§ **EXERCISE BRIEF**
Return the lines where the word "this" occurs.

§ **RAW RECORDS**
····················

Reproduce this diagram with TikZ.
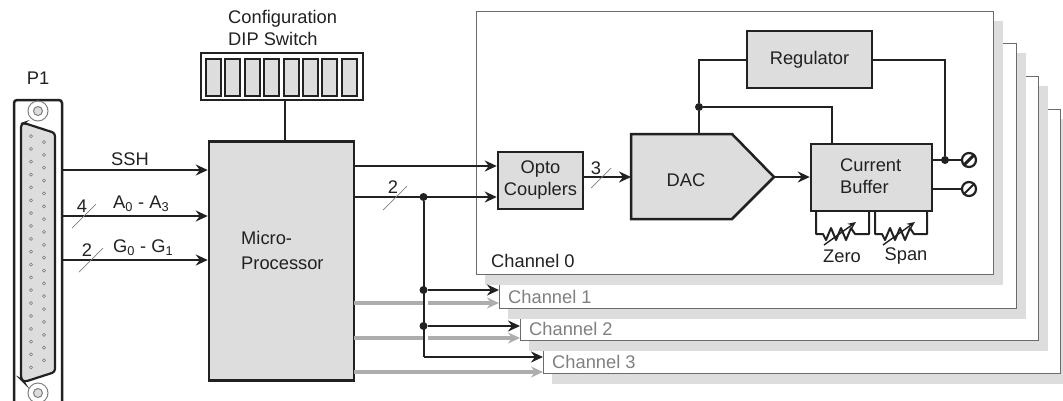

····················

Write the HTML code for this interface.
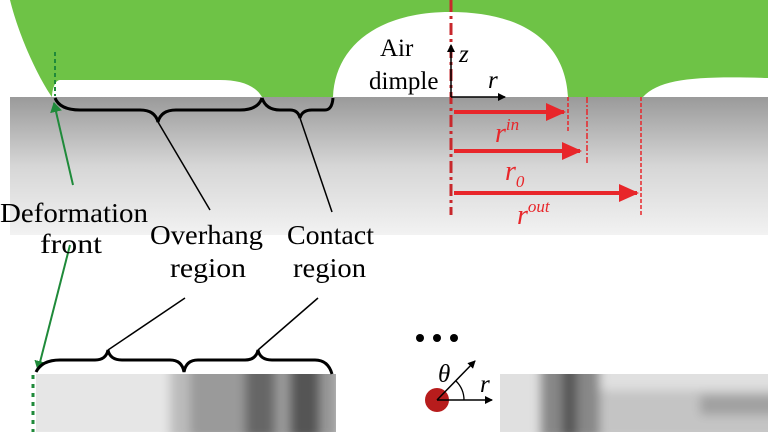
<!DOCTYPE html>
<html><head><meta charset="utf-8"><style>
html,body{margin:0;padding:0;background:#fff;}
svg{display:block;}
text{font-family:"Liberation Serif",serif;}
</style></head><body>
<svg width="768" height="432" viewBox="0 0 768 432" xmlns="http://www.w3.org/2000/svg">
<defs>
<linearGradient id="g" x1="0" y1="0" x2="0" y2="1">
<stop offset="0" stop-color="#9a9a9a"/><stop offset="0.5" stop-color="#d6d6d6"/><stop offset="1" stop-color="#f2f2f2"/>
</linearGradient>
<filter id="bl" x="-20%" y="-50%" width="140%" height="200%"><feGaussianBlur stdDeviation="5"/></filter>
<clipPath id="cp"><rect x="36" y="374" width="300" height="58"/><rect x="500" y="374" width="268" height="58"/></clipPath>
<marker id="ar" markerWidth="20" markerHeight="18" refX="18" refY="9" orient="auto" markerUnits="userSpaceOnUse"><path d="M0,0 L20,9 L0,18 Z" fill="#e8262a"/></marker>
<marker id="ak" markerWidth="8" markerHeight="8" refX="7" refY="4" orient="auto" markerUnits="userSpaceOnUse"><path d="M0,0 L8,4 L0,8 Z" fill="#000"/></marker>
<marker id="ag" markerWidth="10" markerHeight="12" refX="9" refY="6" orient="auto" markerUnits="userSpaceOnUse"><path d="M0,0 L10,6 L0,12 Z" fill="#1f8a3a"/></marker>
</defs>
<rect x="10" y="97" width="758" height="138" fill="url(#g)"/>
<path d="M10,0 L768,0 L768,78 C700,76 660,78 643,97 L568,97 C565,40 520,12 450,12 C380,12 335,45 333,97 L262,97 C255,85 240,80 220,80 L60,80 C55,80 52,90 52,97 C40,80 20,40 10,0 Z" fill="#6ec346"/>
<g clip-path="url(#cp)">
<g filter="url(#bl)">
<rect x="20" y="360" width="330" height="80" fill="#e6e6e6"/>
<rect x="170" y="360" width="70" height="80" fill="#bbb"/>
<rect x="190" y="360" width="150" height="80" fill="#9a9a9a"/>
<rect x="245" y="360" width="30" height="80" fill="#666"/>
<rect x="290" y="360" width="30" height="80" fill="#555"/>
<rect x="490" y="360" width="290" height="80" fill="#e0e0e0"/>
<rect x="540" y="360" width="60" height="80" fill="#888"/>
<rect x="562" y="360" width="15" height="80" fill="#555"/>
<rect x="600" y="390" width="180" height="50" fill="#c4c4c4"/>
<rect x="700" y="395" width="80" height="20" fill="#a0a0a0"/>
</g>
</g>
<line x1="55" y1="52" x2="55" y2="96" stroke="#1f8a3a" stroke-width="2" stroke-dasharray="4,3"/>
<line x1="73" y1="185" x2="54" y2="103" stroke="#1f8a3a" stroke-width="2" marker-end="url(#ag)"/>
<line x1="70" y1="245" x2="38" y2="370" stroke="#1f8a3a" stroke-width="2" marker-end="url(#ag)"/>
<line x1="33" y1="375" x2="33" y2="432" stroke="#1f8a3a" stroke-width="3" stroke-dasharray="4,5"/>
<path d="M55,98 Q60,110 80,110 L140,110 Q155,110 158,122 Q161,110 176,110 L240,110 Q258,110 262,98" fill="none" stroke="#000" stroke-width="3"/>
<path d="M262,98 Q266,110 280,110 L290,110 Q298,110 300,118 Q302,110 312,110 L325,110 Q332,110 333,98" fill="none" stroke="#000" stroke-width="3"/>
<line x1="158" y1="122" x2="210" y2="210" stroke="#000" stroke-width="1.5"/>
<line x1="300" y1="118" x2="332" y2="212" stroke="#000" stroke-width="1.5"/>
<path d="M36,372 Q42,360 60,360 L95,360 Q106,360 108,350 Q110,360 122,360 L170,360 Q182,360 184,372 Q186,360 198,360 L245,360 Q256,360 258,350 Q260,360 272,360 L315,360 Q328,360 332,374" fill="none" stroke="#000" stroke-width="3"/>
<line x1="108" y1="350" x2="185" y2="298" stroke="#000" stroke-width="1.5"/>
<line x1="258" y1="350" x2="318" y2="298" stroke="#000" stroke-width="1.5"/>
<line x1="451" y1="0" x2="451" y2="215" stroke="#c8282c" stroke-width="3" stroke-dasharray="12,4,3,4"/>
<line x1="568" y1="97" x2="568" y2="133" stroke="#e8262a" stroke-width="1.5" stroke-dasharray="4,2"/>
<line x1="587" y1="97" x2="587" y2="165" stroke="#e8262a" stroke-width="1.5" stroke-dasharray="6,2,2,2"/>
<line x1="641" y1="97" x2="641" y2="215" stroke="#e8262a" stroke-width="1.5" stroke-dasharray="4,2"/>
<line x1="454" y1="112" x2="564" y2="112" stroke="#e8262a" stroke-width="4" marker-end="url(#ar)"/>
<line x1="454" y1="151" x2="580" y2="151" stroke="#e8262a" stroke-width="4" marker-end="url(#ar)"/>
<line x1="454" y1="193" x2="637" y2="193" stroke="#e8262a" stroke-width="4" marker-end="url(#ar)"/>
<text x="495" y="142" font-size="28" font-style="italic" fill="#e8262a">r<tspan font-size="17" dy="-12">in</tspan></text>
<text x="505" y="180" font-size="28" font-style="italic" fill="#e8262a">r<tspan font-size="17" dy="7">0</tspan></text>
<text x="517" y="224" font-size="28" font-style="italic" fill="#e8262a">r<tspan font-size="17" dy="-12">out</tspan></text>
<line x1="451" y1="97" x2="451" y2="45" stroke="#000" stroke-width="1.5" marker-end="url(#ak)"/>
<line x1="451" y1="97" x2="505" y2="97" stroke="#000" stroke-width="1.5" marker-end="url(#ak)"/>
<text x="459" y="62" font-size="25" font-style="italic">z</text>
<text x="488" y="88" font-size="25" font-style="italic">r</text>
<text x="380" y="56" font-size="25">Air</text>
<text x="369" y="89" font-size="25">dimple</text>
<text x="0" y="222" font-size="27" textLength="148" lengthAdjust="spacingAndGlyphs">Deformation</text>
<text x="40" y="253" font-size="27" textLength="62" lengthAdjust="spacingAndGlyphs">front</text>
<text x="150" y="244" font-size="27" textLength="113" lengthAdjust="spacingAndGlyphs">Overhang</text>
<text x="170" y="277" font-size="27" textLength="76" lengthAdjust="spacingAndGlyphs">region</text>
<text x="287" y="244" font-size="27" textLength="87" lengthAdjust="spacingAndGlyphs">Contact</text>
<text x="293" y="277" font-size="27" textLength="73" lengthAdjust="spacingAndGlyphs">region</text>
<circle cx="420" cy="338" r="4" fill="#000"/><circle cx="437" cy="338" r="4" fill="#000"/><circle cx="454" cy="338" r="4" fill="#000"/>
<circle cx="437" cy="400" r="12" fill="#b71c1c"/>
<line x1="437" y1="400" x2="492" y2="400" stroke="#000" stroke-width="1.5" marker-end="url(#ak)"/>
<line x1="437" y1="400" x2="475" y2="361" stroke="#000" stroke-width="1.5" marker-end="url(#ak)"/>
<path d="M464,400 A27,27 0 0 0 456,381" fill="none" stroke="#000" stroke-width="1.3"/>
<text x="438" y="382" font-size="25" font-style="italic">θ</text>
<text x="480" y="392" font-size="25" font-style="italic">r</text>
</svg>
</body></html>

····················

§ **CORRECT RESPONSE**
Reproduce this diagram with TikZ.
Write the HTML code for this interface.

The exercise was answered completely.